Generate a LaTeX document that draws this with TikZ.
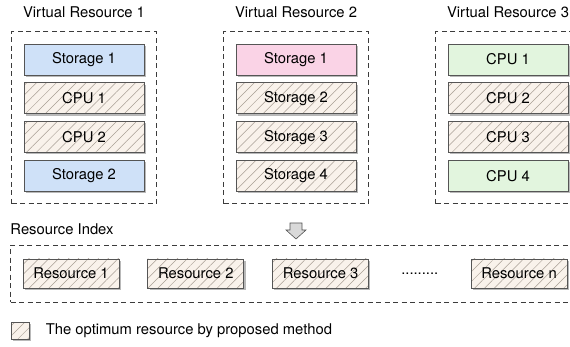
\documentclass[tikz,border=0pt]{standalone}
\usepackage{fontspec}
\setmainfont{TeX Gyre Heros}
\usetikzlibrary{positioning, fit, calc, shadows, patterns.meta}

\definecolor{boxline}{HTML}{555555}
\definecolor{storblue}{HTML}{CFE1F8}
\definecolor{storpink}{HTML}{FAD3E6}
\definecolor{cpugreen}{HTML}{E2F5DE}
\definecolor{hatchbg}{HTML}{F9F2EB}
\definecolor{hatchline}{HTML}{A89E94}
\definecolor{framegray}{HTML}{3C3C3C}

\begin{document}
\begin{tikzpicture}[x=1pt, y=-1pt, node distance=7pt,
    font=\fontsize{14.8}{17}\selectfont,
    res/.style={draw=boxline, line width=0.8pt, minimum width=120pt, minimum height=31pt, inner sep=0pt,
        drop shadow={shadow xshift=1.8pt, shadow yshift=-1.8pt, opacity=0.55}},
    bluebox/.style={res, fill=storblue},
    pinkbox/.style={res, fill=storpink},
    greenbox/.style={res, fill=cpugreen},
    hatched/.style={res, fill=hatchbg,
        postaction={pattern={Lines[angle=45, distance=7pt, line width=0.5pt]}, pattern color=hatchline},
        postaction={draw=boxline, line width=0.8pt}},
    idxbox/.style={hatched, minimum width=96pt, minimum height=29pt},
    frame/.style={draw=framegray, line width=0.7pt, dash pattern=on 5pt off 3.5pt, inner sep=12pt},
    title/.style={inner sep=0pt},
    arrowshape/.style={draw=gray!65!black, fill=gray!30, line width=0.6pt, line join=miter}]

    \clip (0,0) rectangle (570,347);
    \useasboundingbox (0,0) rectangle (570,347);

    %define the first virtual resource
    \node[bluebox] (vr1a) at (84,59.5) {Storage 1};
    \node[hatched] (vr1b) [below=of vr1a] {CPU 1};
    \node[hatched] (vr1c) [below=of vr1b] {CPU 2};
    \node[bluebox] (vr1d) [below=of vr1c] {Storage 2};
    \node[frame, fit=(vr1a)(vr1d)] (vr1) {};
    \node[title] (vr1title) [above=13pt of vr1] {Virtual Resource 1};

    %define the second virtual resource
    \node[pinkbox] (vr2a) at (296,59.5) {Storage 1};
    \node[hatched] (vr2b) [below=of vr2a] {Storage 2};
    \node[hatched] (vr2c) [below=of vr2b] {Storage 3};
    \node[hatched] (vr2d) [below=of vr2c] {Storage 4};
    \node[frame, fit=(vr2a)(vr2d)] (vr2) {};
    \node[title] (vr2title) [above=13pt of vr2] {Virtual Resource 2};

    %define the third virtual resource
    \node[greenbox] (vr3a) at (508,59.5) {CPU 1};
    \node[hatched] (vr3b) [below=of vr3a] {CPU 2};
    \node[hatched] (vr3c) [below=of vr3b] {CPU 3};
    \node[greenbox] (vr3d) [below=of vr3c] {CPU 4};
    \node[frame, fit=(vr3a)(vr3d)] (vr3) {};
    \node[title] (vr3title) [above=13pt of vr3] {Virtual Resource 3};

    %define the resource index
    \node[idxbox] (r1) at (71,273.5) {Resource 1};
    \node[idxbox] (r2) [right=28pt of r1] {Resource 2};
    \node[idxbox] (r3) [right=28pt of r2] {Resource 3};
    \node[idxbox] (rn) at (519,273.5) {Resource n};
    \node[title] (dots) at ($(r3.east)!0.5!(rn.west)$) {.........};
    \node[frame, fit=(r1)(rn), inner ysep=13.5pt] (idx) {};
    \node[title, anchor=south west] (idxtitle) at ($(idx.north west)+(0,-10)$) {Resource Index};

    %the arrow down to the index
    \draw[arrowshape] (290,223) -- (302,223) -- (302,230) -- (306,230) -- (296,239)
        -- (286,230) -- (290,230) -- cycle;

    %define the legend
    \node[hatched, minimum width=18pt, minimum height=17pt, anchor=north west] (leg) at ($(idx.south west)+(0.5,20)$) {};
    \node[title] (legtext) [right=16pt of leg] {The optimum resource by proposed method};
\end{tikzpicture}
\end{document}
────
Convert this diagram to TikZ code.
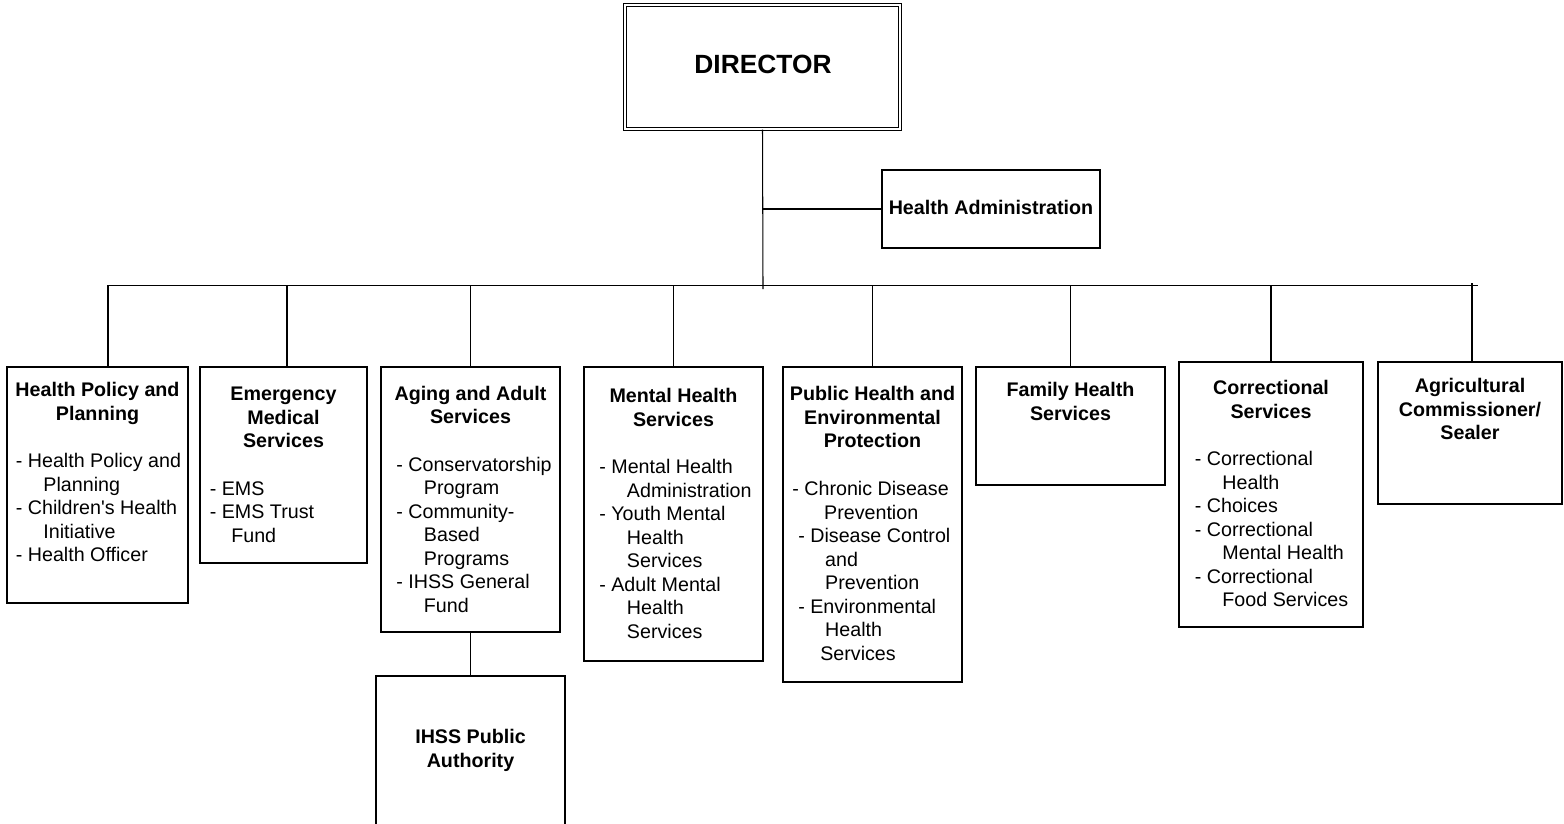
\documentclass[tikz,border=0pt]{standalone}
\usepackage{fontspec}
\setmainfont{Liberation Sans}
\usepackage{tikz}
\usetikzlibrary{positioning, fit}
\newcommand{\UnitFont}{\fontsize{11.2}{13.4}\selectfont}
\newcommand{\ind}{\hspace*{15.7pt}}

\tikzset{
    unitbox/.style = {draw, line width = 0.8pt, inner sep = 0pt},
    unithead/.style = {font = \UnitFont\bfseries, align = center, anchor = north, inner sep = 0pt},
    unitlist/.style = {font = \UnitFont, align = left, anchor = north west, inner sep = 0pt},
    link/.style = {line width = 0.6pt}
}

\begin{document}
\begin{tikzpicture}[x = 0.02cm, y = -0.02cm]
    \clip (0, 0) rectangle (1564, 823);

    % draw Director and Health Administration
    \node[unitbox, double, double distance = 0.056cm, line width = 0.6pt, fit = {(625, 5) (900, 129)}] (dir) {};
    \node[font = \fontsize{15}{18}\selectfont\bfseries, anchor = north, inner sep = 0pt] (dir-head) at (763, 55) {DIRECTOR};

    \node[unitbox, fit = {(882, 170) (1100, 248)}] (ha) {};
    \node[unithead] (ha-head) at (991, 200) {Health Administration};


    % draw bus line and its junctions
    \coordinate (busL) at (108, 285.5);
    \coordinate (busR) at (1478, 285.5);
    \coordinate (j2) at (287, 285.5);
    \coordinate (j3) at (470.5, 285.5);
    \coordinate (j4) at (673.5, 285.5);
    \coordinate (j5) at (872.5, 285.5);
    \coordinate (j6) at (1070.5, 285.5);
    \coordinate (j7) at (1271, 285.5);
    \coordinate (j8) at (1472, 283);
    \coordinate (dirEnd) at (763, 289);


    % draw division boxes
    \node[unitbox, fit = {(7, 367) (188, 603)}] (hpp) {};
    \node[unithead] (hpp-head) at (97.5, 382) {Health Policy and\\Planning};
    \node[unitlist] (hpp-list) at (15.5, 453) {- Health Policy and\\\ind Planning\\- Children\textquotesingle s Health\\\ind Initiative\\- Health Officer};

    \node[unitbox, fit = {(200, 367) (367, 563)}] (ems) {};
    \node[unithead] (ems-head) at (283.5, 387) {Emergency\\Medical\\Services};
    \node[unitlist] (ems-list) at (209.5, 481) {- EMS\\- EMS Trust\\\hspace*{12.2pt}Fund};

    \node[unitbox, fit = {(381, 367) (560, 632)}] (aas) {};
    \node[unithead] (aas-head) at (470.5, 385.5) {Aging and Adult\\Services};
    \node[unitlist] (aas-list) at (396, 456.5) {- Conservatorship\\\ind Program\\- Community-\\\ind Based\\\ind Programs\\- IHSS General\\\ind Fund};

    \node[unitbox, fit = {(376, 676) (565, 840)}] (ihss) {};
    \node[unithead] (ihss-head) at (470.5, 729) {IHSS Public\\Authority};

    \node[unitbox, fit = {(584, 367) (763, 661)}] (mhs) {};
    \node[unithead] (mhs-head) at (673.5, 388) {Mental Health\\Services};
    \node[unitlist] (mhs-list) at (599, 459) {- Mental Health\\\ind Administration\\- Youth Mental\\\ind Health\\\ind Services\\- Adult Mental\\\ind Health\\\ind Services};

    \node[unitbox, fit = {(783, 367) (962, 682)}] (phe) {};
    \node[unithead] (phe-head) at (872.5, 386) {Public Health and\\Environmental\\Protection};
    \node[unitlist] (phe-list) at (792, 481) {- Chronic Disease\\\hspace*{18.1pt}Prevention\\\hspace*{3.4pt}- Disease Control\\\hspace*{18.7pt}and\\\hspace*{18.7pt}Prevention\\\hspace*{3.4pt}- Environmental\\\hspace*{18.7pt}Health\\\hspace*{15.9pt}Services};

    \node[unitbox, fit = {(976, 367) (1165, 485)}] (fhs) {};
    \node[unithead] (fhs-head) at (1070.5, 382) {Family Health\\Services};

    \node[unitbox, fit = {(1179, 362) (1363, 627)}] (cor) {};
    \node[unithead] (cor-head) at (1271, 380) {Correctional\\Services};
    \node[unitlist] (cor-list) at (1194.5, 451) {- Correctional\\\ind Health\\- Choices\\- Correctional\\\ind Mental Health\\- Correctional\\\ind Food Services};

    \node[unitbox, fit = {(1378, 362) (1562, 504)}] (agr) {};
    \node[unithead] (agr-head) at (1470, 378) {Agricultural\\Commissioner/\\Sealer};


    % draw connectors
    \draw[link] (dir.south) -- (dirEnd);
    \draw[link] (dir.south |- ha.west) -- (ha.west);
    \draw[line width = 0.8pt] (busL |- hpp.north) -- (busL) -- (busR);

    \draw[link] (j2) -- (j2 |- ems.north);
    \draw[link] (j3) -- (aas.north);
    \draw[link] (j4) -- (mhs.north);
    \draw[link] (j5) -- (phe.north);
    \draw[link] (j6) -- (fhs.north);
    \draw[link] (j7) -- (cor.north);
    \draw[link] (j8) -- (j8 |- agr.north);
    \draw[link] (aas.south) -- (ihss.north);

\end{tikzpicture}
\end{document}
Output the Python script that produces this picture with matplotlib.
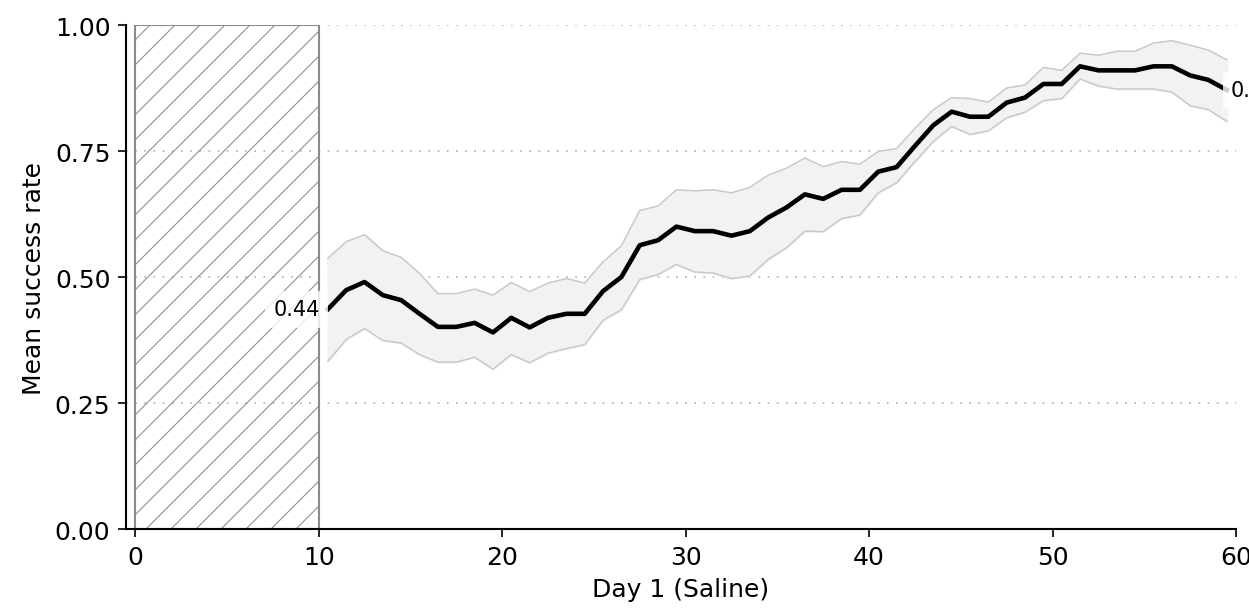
────
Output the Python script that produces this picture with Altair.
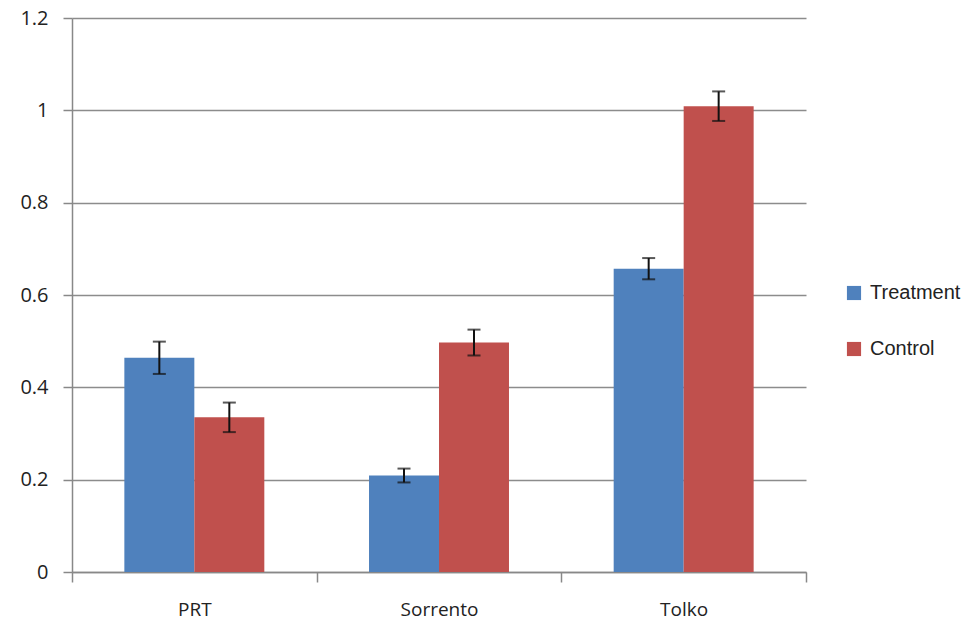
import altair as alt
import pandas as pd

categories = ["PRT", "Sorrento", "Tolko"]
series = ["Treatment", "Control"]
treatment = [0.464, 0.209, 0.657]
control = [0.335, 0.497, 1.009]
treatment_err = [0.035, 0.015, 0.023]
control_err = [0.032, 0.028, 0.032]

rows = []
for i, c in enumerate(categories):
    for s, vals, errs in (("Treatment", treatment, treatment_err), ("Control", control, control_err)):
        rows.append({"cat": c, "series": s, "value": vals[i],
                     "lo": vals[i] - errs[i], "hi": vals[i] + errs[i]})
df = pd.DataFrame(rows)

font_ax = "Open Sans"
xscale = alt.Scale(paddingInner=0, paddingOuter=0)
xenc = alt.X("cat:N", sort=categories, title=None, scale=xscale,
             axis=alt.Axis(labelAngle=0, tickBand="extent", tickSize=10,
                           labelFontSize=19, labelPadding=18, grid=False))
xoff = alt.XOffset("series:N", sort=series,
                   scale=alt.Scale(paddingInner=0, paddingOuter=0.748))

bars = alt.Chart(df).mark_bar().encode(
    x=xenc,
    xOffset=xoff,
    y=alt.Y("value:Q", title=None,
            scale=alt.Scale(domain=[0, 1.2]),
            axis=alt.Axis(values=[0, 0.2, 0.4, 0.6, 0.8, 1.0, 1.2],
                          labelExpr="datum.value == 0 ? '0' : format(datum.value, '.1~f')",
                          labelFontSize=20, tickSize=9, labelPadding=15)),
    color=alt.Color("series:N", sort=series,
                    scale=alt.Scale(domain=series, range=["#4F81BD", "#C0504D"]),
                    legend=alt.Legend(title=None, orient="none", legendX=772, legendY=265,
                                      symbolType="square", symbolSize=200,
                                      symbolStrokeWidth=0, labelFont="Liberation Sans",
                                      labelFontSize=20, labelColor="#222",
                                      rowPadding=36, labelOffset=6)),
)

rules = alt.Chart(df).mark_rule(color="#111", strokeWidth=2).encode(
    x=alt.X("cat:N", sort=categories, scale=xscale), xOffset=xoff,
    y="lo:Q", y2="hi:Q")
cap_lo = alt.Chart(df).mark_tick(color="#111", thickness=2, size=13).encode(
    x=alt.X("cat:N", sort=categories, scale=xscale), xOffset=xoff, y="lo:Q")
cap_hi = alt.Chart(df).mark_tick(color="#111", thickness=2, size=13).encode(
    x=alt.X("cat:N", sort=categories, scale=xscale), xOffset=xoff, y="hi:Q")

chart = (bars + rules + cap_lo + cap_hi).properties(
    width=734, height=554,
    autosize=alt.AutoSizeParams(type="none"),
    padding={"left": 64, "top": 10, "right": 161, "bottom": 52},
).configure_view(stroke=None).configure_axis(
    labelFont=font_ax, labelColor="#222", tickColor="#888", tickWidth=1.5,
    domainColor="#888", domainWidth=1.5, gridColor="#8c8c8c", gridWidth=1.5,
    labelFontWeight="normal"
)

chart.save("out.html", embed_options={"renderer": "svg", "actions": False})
────
▶ **Objective**
Skip the pictures and repeat, word for word, the lines from the one containing "Generate a LaTeX" to the one containing "(vr2title) [above=13pt of", keeping both of those lines.

▶ **Output of the exercise**
Generate a LaTeX document that draws this with TikZ.
\documentclass[tikz,border=0pt]{standalone}
\usepackage{fontspec}
\setmainfont{TeX Gyre Heros}
\usetikzlibrary{positioning, fit, calc, shadows, patterns.meta}

\definecolor{boxline}{HTML}{555555}
\definecolor{storblue}{HTML}{CFE1F8}
\definecolor{storpink}{HTML}{FAD3E6}
\definecolor{cpugreen}{HTML}{E2F5DE}
\definecolor{hatchbg}{HTML}{F9F2EB}
\definecolor{hatchline}{HTML}{A89E94}
\definecolor{framegray}{HTML}{3C3C3C}

\begin{document}
\begin{tikzpicture}[x=1pt, y=-1pt, node distance=7pt,
    font=\fontsize{14.8}{17}\selectfont,
    res/.style={draw=boxline, line width=0.8pt, minimum width=120pt, minimum height=31pt, inner sep=0pt,
        drop shadow={shadow xshift=1.8pt, shadow yshift=-1.8pt, opacity=0.55}},
    bluebox/.style={res, fill=storblue},
    pinkbox/.style={res, fill=storpink},
    greenbox/.style={res, fill=cpugreen},
    hatched/.style={res, fill=hatchbg,
        postaction={pattern={Lines[angle=45, distance=7pt, line width=0.5pt]}, pattern color=hatchline},
        postaction={draw=boxline, line width=0.8pt}},
    idxbox/.style={hatched, minimum width=96pt, minimum height=29pt},
    frame/.style={draw=framegray, line width=0.7pt, dash pattern=on 5pt off 3.5pt, inner sep=12pt},
    title/.style={inner sep=0pt},
    arrowshape/.style={draw=gray!65!black, fill=gray!30, line width=0.6pt, line join=miter}]

    \clip (0,0) rectangle (570,347);
    \useasboundingbox (0,0) rectangle (570,347);

    %define the first virtual resource
    \node[bluebox] (vr1a) at (84,59.5) {Storage 1};
    \node[hatched] (vr1b) [below=of vr1a] {CPU 1};
    \node[hatched] (vr1c) [below=of vr1b] {CPU 2};
    \node[bluebox] (vr1d) [below=of vr1c] {Storage 2};
    \node[frame, fit=(vr1a)(vr1d)] (vr1) {};
    \node[title] (vr1title) [above=13pt of vr1] {Virtual Resource 1};

    %define the second virtual resource
    \node[pinkbox] (vr2a) at (296,59.5) {Storage 1};
    \node[hatched] (vr2b) [below=of vr2a] {Storage 2};
    \node[hatched] (vr2c) [below=of vr2b] {Storage 3};
    \node[hatched] (vr2d) [below=of vr2c] {Storage 4};
    \node[frame, fit=(vr2a)(vr2d)] (vr2) {};
    \node[title] (vr2title) [above=13pt of vr2] {Virtual Resource 2};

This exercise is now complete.